The JSON-config approach to scraping makes a bet: that the declarative specification of extraction logic is more valuable than imperative code that implements it. A config says “extract the price from the element with class .price-amount, applying a regexp to strip the dollar sign.” Code says the same thing in twenty lines of Python. The config is shorter, readable, and something an AI can generate.

When you can generate the config from the site structure, you have autonomous scraping. Not scraping that is automated (that is just scheduling), but scraping that requires no human to define the extraction rules. The human defines the target (a URL and a list of fields to extract); the AI writes the config; the engine executes it.

That is the system this book builds.

Apply This

1. Start with a data audit. Before writing a single line of scraping code, document exactly what fields you need from each page, what makes each record unique (the natural key), and how often the data changes. This audit becomes your config specification.

2. Distinguish crawling from scraping in your mental model. Crawling builds the URL list; scraping extracts data from each URL. Design them as separate subsystems. The crawler output is the scraper input.

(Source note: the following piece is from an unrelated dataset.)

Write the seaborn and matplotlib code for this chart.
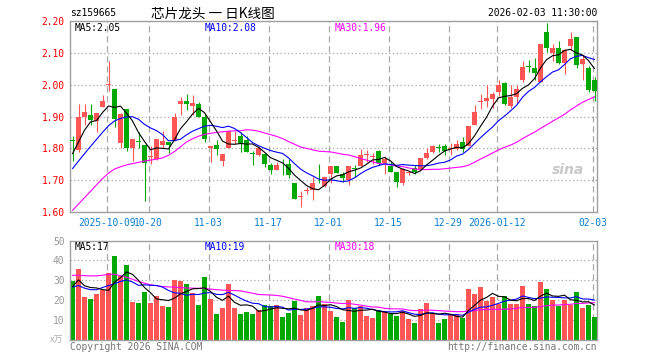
import numpy as np
import pandas as pd
import matplotlib
matplotlib.use("Agg")
import matplotlib.pyplot as plt
import seaborn as sns

# ---------------- data ----------------
date_ticks = [6, 13, 23, 33, 43, 53, 63, 71, 87]
date_labels = ["2025-10-09", "10-20", "11-03", "11-17", "12-01",
               "12-15", "12-29", "2026-01-12", "02-03"]

open_ = [1.826, 1.795, 1.898, 1.904, 1.885, 1.930, 1.998, 1.985, 1.816, 1.923,
         1.800, 1.823, 1.809, 1.774, 1.765, 1.810, 1.820, 1.825, 1.938, 1.950,
         1.932, 1.940, 1.900, 1.800, 1.810, 1.760, 1.800, 1.824, 1.838, 1.827,
         1.785, 1.780, 1.782, 1.748, 1.731, 1.742, 1.750, 1.690, 1.646, 1.667,
         1.668, 1.701, 1.682, 1.718, 1.745, 1.720, 1.700, 1.738, 1.743, 1.778,
         1.773, 1.793, 1.753, 1.746, 1.727, 1.691, 1.723, 1.738, 1.735, 1.769,
         1.790, 1.804, 1.806, 1.797, 1.797, 1.821, 1.808, 1.873, 1.946, 1.950,
         1.954, 1.976, 2.004, 1.934, 1.962, 2.015, 2.058, 2.051, 2.009, 2.166,
         2.101, 2.116, 2.067, 2.122, 2.150, 2.065, 2.051, 2.015]
high = [1.840, 1.940, 1.940, 1.938, 1.912, 1.967, 2.074, 1.985, 1.910, 1.925,
        1.828, 1.850, 1.810, 1.806, 1.830, 1.853, 1.820, 1.910, 1.962, 1.972,
        1.968, 1.945, 1.908, 1.806, 1.825, 1.781, 1.854, 1.854, 1.850, 1.840,
        1.792, 1.807, 1.786, 1.753, 1.758, 1.765, 1.767, 1.690, 1.666, 1.680,
        1.710, 1.752, 1.710, 1.745, 1.745, 1.727, 1.745, 1.748, 1.797, 1.795,
        1.786, 1.795, 1.775, 1.756, 1.727, 1.738, 1.730, 1.748, 1.769, 1.800,
        1.810, 1.815, 1.814, 1.816, 1.826, 1.835, 1.870, 1.936, 1.970, 2.000,
        1.978, 2.014, 2.009, 1.999, 1.998, 2.074, 2.077, 2.085, 2.129, 2.195,
        2.129, 2.137, 2.111, 2.166, 2.150, 2.092, 2.058, 2.025]
low = [1.760, 1.790, 1.872, 1.874, 1.851, 1.930, 1.980, 1.866, 1.800, 1.793,
       1.760, 1.800, 1.633, 1.752, 1.762, 1.800, 1.785, 1.823, 1.904, 1.920,
       1.905, 1.898, 1.820, 1.757, 1.778, 1.743, 1.800, 1.815, 1.790, 1.788,
       1.747, 1.775, 1.740, 1.720, 1.731, 1.715, 1.707, 1.640, 1.617, 1.655,
       1.638, 1.692, 1.680, 1.690, 1.723, 1.694, 1.685, 1.710, 1.743, 1.758,
       1.752, 1.748, 1.720, 1.725, 1.680, 1.685, 1.716, 1.720, 1.735, 1.767,
       1.785, 1.790, 1.779, 1.780, 1.794, 1.788, 1.806, 1.873, 1.925, 1.930,
       1.926, 1.965, 1.935, 1.926, 1.942, 2.007, 2.040, 2.015, 2.009, 2.103,
       2.074, 2.064, 2.035, 2.108, 2.053, 2.015, 1.976, 1.950]
close = [1.822, 1.900, 1.914, 1.888, 1.912, 1.949, 2.002, 1.893, 1.907, 1.800,
         1.828, 1.820, 1.753, 1.777, 1.828, 1.822, 1.810, 1.898, 1.950, 1.938,
         1.942, 1.900, 1.830, 1.806, 1.797, 1.781, 1.854, 1.826, 1.818, 1.788,
         1.783, 1.800, 1.750, 1.733, 1.748, 1.740, 1.717, 1.642, 1.649, 1.669,
         1.690, 1.699, 1.710, 1.745, 1.723, 1.707, 1.745, 1.736, 1.780, 1.781,
         1.776, 1.753, 1.766, 1.727, 1.693, 1.735, 1.725, 1.725, 1.769, 1.785,
         1.808, 1.802, 1.793, 1.800, 1.814, 1.797, 1.870, 1.915, 1.950, 1.957,
         1.970, 2.000, 1.940, 1.962, 1.986, 2.054, 2.055, 2.038, 2.129, 2.116,
         2.116, 2.069, 2.108, 2.145, 2.061, 2.082, 1.983, 1.980]
volume = [29.4, 35.7, 21.6, 20.6, 23.2, 25.2, 33.7, 42.3, 31.9, 37.8,
          19.1, 18.6, 24.2, 18.6, 22.1, 17.1, 16.6, 30.2, 29.4, 28.2,
          23.7, 17.6, 31.7, 20.6, 13.1, 16.1, 28.2, 16.1, 13.1, 14.1,
          13.1, 15.1, 17.6, 17.1, 17.6, 11.6, 13.6, 19.6, 12.6, 16.1,
          17.1, 22.1, 18.1, 14.6, 11.6, 9.1, 20.1, 16.1, 17.1, 12.1,
          11.1, 15.1, 14.1, 13.1, 12.1, 14.6, 10.6, 8.1, 15.6, 18.6,
          13.1, 8.6, 10.6, 13.1, 13.1, 11.1, 25.7, 23.2, 26.7, 19.6,
          21.6, 18.1, 22.1, 18.1, 18.1, 27.2, 18.1, 17.1, 29.2, 25.7,
          20.1, 17.1, 20.1, 17.6, 24.2, 16.1, 17.6, 11.6]

# moving-average values at the start of the window (history not shown)
ma5_head = [1.783, 1.820, 1.857, 1.883]
ma10_head = [1.736, 1.760, 1.783, 1.806, 1.828, 1.850, 1.871, 1.886, 1.894]
ma30_head = [1.605, 1.625, 1.645, 1.665, 1.685, 1.705, 1.722, 1.735, 1.742, 1.748,
             1.752, 1.756, 1.760, 1.763, 1.766, 1.770, 1.778, 1.790, 1.805, 1.820,
             1.830, 1.838, 1.844, 1.847, 1.850, 1.852, 1.854, 1.855, 1.855]
vma5_head = [26.8, 30.2, 27.2, 26.3]
vma10_head = [26.5, 27.3, 26.0, 25.2, 25.2, 26.3, 27.3, 28.2, 29.4]
vma30_head = [32.5, 32.5, 32.3, 32.2, 32.2, 32.5, 33.0, 33.0, 32.3, 31.5,
              30.5, 29.4, 28.5, 27.7, 27.2, 26.8, 26.6, 26.5, 26.3, 26.1,
              26.0, 25.9, 25.8, 25.5, 25.2, 25.0, 24.8, 24.8, 24.6]

price_ticks = [1.60, 1.70, 1.80, 1.90, 2.00, 2.10, 2.20]
vol_ticks = [10, 20, 30, 40, 50]


def moving_average(values, window, head):
    m = pd.Series(values, dtype=float).rolling(window).mean().to_numpy()
    m[:window - 1] = head
    return m


# ---------------- style ----------------
sns.set_theme(style="white")
MONO = ["DejaVu Sans Mono", "Noto Sans CJK SC"]
CJK = ["Noto Sans CJK SC", "DejaVu Sans"]
plt.rcParams["font.family"] = MONO

RED = "#ff5555"
GREEN = "#00a800"
GRID = "#a8a8a8"
SPINE = "#a0a0a0"
FS = 6.95
LW = 0.8

idx = np.arange(len(close))
o = np.array(open_)
c = np.array(close)
h = np.array(high)
l = np.array(low)
up = c >= o
colors = np.where(up, RED, GREEN)
direction = np.where(up, "up", "down")

fig = plt.figure(figsize=(6.6, 3.6), dpi=100)
ax = fig.add_axes([70 / 660, 1 - 212 / 360, 527 / 660, 191 / 360])
axv = fig.add_axes([70 / 660, 1 - 339.5 / 360, 527 / 660, 98.8 / 360])

xmin = -2.5 / 6
xmax = xmin + 527 / 6
grid_x = [t - 0.3 for t in date_ticks]

for a in (ax, axv):
    a.set_xlim(xmin, xmax)
    for s in a.spines.values():
        s.set_color(SPINE)
        s.set_linewidth(1.0)
    for gx in grid_x:
        a.axvline(gx, color=GRID, lw=0.9, ls=(0, (5, 3)), zorder=0)
    a.tick_params(length=0)

# ---------------- price panel ----------------
ax.set_ylim(1.60, 2.20)
for p in price_ticks[1:-1]:
    ax.axhline(p, color=GRID, lw=0.9, ls=(0, (1, 2)), zorder=0)

ax.vlines(idx, l, h, colors=colors, lw=0.8, zorder=2)
body_bottom = np.minimum(o, c)
body_h = np.maximum(np.abs(c - o), 0.0025)
ax.bar(idx, body_h, bottom=body_bottom, width=0.8, color=colors,
       linewidth=0, zorder=3)

ma5 = moving_average(close, 5, ma5_head)
ma10 = moving_average(close, 10, ma10_head)
ma30 = moving_average(close, 30, ma30_head)
sns.lineplot(x=idx, y=ma30, color="#ff00ff", lw=LW, ax=ax, zorder=4)
sns.lineplot(x=idx, y=ma10, color="#0000ff", lw=LW, ax=ax, zorder=4)
sns.lineplot(x=idx, y=ma5, color="black", lw=LW, ax=ax, zorder=5)

ax.set_yticks(price_ticks)
ax.set_yticklabels([f"{p:.2f}" for p in price_ticks], color="#ff0000",
                   fontsize=FS)
ax.tick_params(axis="y", pad=4)
ax.set_xticks(grid_x)
ax.set_xticklabels(date_labels, color="#0a7fd0", fontsize=FS)
ax.tick_params(axis="x", pad=4)
ax.set_xlabel("")
ax.set_ylabel("")

ax.text(5 / 527, 1 - 7 / 191, "MA5:2.05", transform=ax.transAxes,
        color="black", fontsize=FS, va="center", ha="left")
ax.text(135 / 527, 1 - 7 / 191, "MA10:2.08", transform=ax.transAxes,
        color="#0000ff", fontsize=FS, va="center", ha="left")
ax.text(265 / 527, 1 - 7 / 191, "MA30:1.96", transform=ax.transAxes,
        color="#ff00ff", fontsize=FS, va="center", ha="left")
ax.text(0.975, 0.22, "sina", transform=ax.transAxes, color="#c8c8c8",
        fontsize=10, fontstyle="italic", fontweight="bold",
        family="DejaVu Sans", ha="right", va="center", zorder=1)

# ---------------- volume panel ----------------
vdf = pd.DataFrame({"i": idx, "vol": volume, "dir": direction})
sns.barplot(data=vdf, x="i", y="vol", hue="dir",
            palette={"up": RED, "down": GREEN}, native_scale=True,
            dodge=False, width=0.83, saturation=1, errorbar=None,
            linewidth=0, legend=False, ax=axv, zorder=2)
axv.set_xlim(xmin, xmax)
axv.set_ylim(0, 50)
for v in vol_ticks[:-1]:
    axv.axhline(v, color=GRID, lw=0.9, ls=(0, (1, 2)), zorder=1)

vma5 = moving_average(volume, 5, vma5_head)
vma10 = moving_average(volume, 10, vma10_head)
vma30 = moving_average(volume, 30, vma30_head)
sns.lineplot(x=idx, y=vma30, color="#ff00ff", lw=LW, ax=axv, zorder=4)
sns.lineplot(x=idx, y=vma10, color="#0000ff", lw=LW, ax=axv, zorder=4)
sns.lineplot(x=idx, y=vma5, color="black", lw=LW, ax=axv, zorder=5)

axv.set_yticks(vol_ticks)
axv.set_yticklabels([str(v) for v in vol_ticks], color="#999999", fontsize=FS)
axv.tick_params(axis="y", pad=4)
axv.set_xticks([])
axv.set_xlabel("")
axv.set_ylabel("")

axv.text(5 / 527, 1 - 6 / 98.8, "MA5:17", transform=axv.transAxes,
         color="black", fontsize=FS, va="center", ha="left")
axv.text(135 / 527, 1 - 6 / 98.8, "MA10:19", transform=axv.transAxes,
         color="#0000ff", fontsize=FS, va="center", ha="left")
axv.text(265 / 527, 1 - 6 / 98.8, "MA30:18", transform=axv.transAxes,
         color="#ff00ff", fontsize=FS, va="center", ha="left")

# ---------------- figure texts ----------------
fig.text(70 / 660, 1 - 13.5 / 360, "sz159665", color="black", fontsize=FS,
         ha="left", va="center")
fig.text(213 / 660, 1 - 13.5 / 360, "芯片龙头 一 日K线图", color="black",
         fontsize=9.8, ha="center", va="center", family=CJK)
fig.text(597 / 660, 1 - 13.5 / 360, "2026-02-03 11:30:00", color="black",
         fontsize=FS, ha="right", va="center")
fig.text(57 / 660, 1 - 340.5 / 360, "x万", color="#b0b0b0", fontsize=6.5,
         ha="center", va="center", family=CJK)
fig.text(70 / 660, 1 - 346.5 / 360, "Copyright 2026 SINA.COM", color="#777777",
         fontsize=FS, ha="left", va="center")
fig.text(597 / 660, 1 - 346.5 / 360, "http://finance.sina.com.cn",
         color="#777777", fontsize=FS, ha="right", va="center")

fig.savefig("out.png", dpi=100, facecolor="white")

3. Check the API landscape first. Many data sources have partial API coverage. Scraping what the API does not cover is more sustainable than scraping everything. Pitfall: APIs deprecate; build scraper fallbacks even when an API exists.

4. Respect the source. Use appropriate rate limits, identify your bot in the User-Agent, and schedule scrapes during off-peak hours. Aggressive scrapers get blocked; polite ones run for years.

5. Think in fields, not pages. The output of a scraper is a collection of structured records. Define the record schema first. Every scraping decision follows from “what do we need to populate this field?”